Today, of course, it suited him to be doing the shopping. What went well with thallium? Curried things? Chicken Dopiaza Thallium Style! But she wouldn’t eat curry, would she? Anyway the stuff had no taste. Just give her thallium! Thallium
à la mode de
Wimbledon, served in a little china pot with a spray of basil and a clean table napkin. Elinor might almost accept that.
Nouvelle cuisine
methods of preparing thallium . . . a drop of thallium on a piece of seaweed, chilled thallium, served garnished with a single
radicchio
leaf . . . down home thallium . . . thallium and beans . . . big, tasty, hearty, man-sized thallium burgers served with french fries, pickle and thallium on the side . . . ‘It’s so
versatile
,’ said Henry, aloud, as he drove back down the hill, ‘
There are so many things you can do with thallium!

Shopping with death in mind made shopping almost bearable.

Henry was by far the most cheerful-looking person in Wait-rose, as he scanned the loaded shelves for his wife’s last meal. Elinor’s favourite food was yoghurt. Yoghurt and thallium? Not really.
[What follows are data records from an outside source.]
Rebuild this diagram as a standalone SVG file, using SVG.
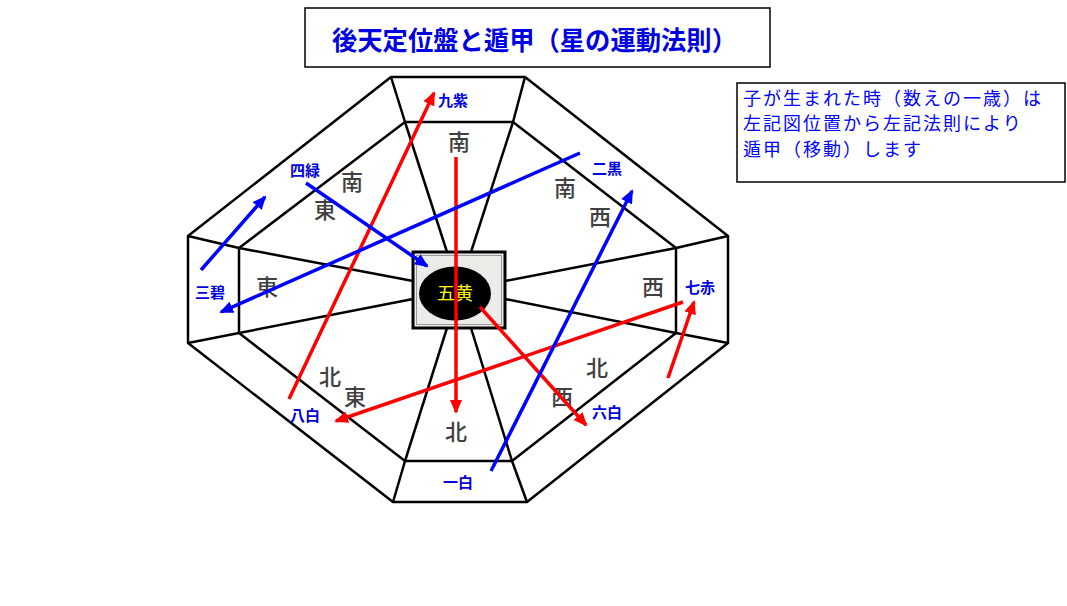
<svg xmlns="http://www.w3.org/2000/svg" width="1067" height="606" viewBox="0 0 1067 606">
<style>
.edge{stroke:#000;stroke-width:2.5;fill:none;stroke-linejoin:round}
.dir{font-family:"Noto Sans CJK JP","Noto Sans CJK SC",sans-serif;font-size:22px;font-weight:500;fill:#404040;text-anchor:middle}
.star{font-family:"Noto Sans CJK JP","Noto Sans CJK SC",sans-serif;font-size:15px;font-weight:bold;fill:#0000e0}
.red{stroke:#ff0000;stroke-width:3.5;fill:none;marker-end:url(#ahR)}
.blue{stroke:#0000ff;stroke-width:3.5;fill:none;marker-end:url(#ahB)}
.note{font-family:"Noto Sans CJK JP","Noto Sans CJK SC",sans-serif;font-size:18px;fill:#0000ff;letter-spacing:2px}
</style>
<defs>
<marker id="ahR" viewBox="0 0 14 12" refX="12" refY="6" markerWidth="14" markerHeight="12" orient="auto" markerUnits="userSpaceOnUse"><path d="M0,0 L14,6 L0,12 z" fill="#ff0000"/></marker>
<marker id="ahB" viewBox="0 0 14 12" refX="12" refY="6" markerWidth="14" markerHeight="12" orient="auto" markerUnits="userSpaceOnUse"><path d="M0,0 L14,6 L0,12 z" fill="#0000ff"/></marker>
</defs>
<rect width="1067" height="606" fill="#fff"/>
<g id="title">
<rect x="305" y="8" width="465" height="59" fill="#fff" stroke="#000" stroke-width="1.5"/>
<text x="534.5" y="50" font-family="Noto Sans CJK JP,Noto Sans CJK SC,sans-serif" font-size="26" font-weight="bold" fill="#0000e0" text-anchor="middle" textLength="405" lengthAdjust="spacingAndGlyphs">後天定位盤と遁甲（星の運動法則）</text>
</g>
<g id="note">
<rect x="737" y="83" width="328" height="99" fill="#fff" stroke="#000" stroke-width="1.5"/>
<text class="note" x="743" y="104.5">子が生まれた時（数えの一歳）は</text>
<text class="note" x="743" y="130">左記図位置から左記法則により</text>
<text class="note" x="743" y="155.5">遁甲（移動）します</text>
</g>
<g id="board">
<polygon points="391,77 525,77 728,236 728,343 527,502 393,502 188,343 188,236" fill="#fff" class="edge"/>
<polygon points="405,122 513,122 676,248 676,333 512,461 405,461 239,333 239,248" fill="#ebebe8" class="edge"/>
<g class="edge">
<line x1="405" y1="122" x2="391" y2="77"/>
<line x1="513" y1="122" x2="525" y2="77"/>
<line x1="676" y1="248" x2="728" y2="236"/>
<line x1="676" y1="333" x2="728" y2="343"/>
<line x1="512" y1="461" x2="527" y2="502"/>
<line x1="405" y1="461" x2="393" y2="502"/>
<line x1="239" y1="333" x2="188" y2="343"/>
<line x1="239" y1="248" x2="188" y2="236"/>
<line x1="405" y1="122" x2="447" y2="252"/>
<line x1="513" y1="122" x2="471" y2="252"/>
<line x1="676" y1="248" x2="505" y2="281"/>
<line x1="676" y1="333" x2="505" y2="299"/>
<line x1="512" y1="461" x2="471" y2="328"/>
<line x1="405" y1="461" x2="447" y2="328"/>
<line x1="239" y1="333" x2="413" y2="299"/>
<line x1="239" y1="248" x2="413" y2="281"/>
</g>
<rect x="413" y="252" width="92" height="76" fill="#ebebe8" stroke="#000" stroke-width="3"/>
<rect x="416.5" y="255.5" width="85" height="69" fill="none" stroke="#999" stroke-width="1"/>
<text class="dir" x="459" y="150">南</text>
<text class="dir" x="352" y="190">南</text>
<text class="dir" x="325" y="218">東</text>
<text class="dir" x="267" y="295">東</text>
<text class="dir" x="565" y="196">南</text>
<text class="dir" x="600" y="225">西</text>
<text class="dir" x="653" y="295">西</text>
<text class="dir" x="597" y="376">北</text>
<text class="dir" x="562" y="405">西</text>
<text class="dir" x="456" y="440">北</text>
<text class="dir" x="330" y="385">北</text>
<text class="dir" x="355" y="405">東</text>
</g>
<g id="n5">
<ellipse cx="455" cy="293.5" rx="36" ry="27" fill="#000"/>
<text x="455" y="300" font-family="Noto Sans CJK JP,Noto Sans CJK SC,sans-serif" font-size="18" fill="#ffff00" text-anchor="middle">五黄</text>
</g>
<g id="n9"><text class="star" x="438" y="105.5">九紫</text></g>
<g id="n4"><text class="star" x="290" y="175.5">四緑</text></g>
<g id="n2"><text class="star" x="592" y="173.5">二黒</text></g>
<g id="n3"><text class="star" x="195" y="297.5">三碧</text></g>
<g id="n7"><text class="star" x="685" y="292.5">七赤</text></g>
<g id="n8"><text class="star" x="290" y="420.5">八白</text></g>
<g id="n6"><text class="star" x="592" y="417.5">六白</text></g>
<g id="n1"><text class="star" x="443" y="487.5">一白</text></g>
<g id="connectors">
<line class="red" x1="480" y1="307" x2="586" y2="425"/>
<line class="red" x1="456" y1="157" x2="456" y2="412"/>
<line class="red" x1="289" y1="399" x2="434" y2="93"/>
<line class="red" x1="683" y1="302" x2="336" y2="421"/>
<line class="red" x1="668" y1="378" x2="694" y2="302"/>
<line class="blue" x1="306" y1="183" x2="427" y2="266"/>
<line class="blue" x1="580" y1="153" x2="221" y2="312"/>
<line class="blue" x1="201" y1="270" x2="265" y2="197"/>
<line class="blue" x1="491" y1="471" x2="632" y2="191"/>
</g>
</svg>
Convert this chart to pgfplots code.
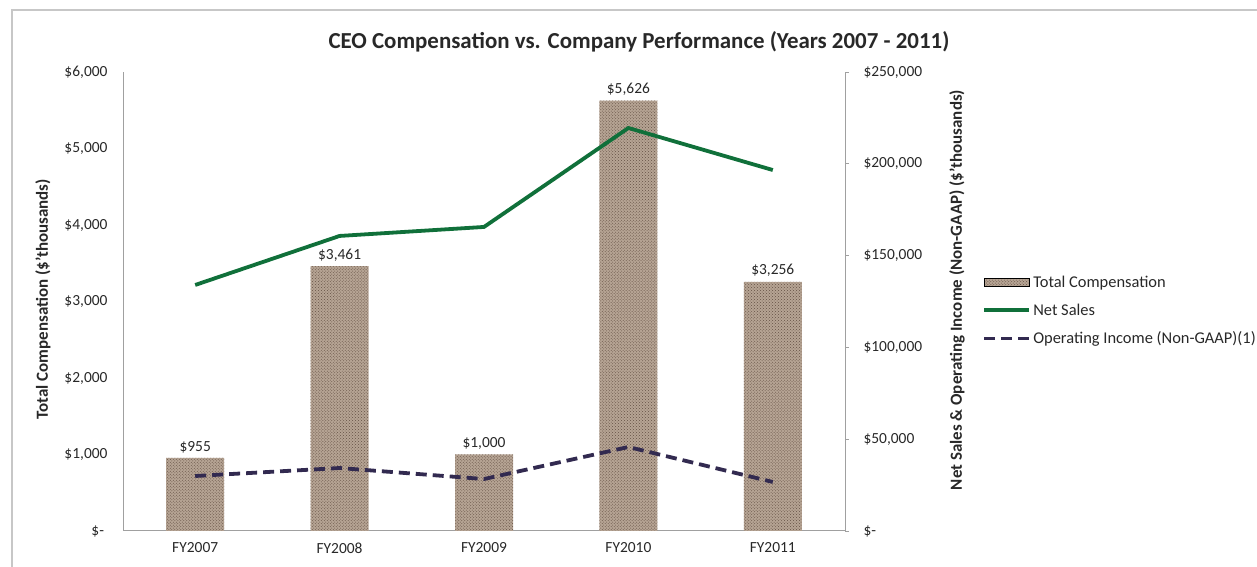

Ahead of him a morose-looking man in a cardigan was sorting through slabs of meat in plastic containers. Once again Henry was struck by the enormity of supermarkets . . . those millions of dead animals, butchered, arranged in parcels, labelled with a
SELL BY
or a
BEST BEFORE
date, grouped, not by species or sub-species, but by parts of the body. Whole rows of chicken thighs, galleries of boneless chicken breasts, chicken escalopes coated with breadcrumbs, ready-seasoned, free-range, corn-fed chicken that—

Hang on. Ready-seasoned, free-range, corn-fed chicken. Henry pulled one towards him. In a way, he thought, it was a cleaner life being a battery chicken than a free-range, corn-fed chicken. At least the battery chicken knew what it was up against. Stuck in a cell, the light on twenty-four hours a day, at least the battery chicken wasn’t going to be fooled into thinking well of people. But the free-range, corn-fed chicken was the victim of a cruel joke. Given a little hope, a little patch of ground . . . so that it would taste better. Soon, thought Henry, feeling, as he often did, a sense of solidarity with chickens, they would label one with
THIS FOWL HAS BEEN HAND-REARED AND TALKED TO NICELY. IT DIED PEACEFULLY.

Elinor liked ready-seasoned, free-range, corn-fed chicken. And the fine dusting of the seasoning – the green of the parsley, the black of the pepper, would be a perfect cover for thallium. Even more importantly, Maisie didn’t like chicken, especially free-range, corn-fed, humanely killed chicken that had been through Jungian analysis. She liked great slabs of chicken in crispy batter. It would also be comparatively easy – he was getting excited – to sprinkle the thallium on the breast, because Elinor liked breast and he liked leg.

‘A little white meat, darling?’

‘Of course, my darling!’ Elinor would squawk, brushing her mane of black hair away from her forehead. And then the plate, piled high with sprouts and potatoes and gravy and topped with succulent slices of perfectly roasted breast of chicken, coated with a crispy surface of parsley, pepper and thallium, would land before Mrs Farr. And she would spear a piece of chicken and carry it high in the air towards that great black hole of a mouth and, still talking about her therapy, her plans for the future, his inability to understand her as a woman, his crude, male-orientated sexuality, she would munch, munch, munch . . .

‘Are you going to make love to that chicken?’

Henry jumped.

It was Donald.

‘Oh. Hi!’

‘You look miles away.’

‘I was.’

Donald peered into Henry’s trolley in a companiable fashion. All it contained was a small jar of capers.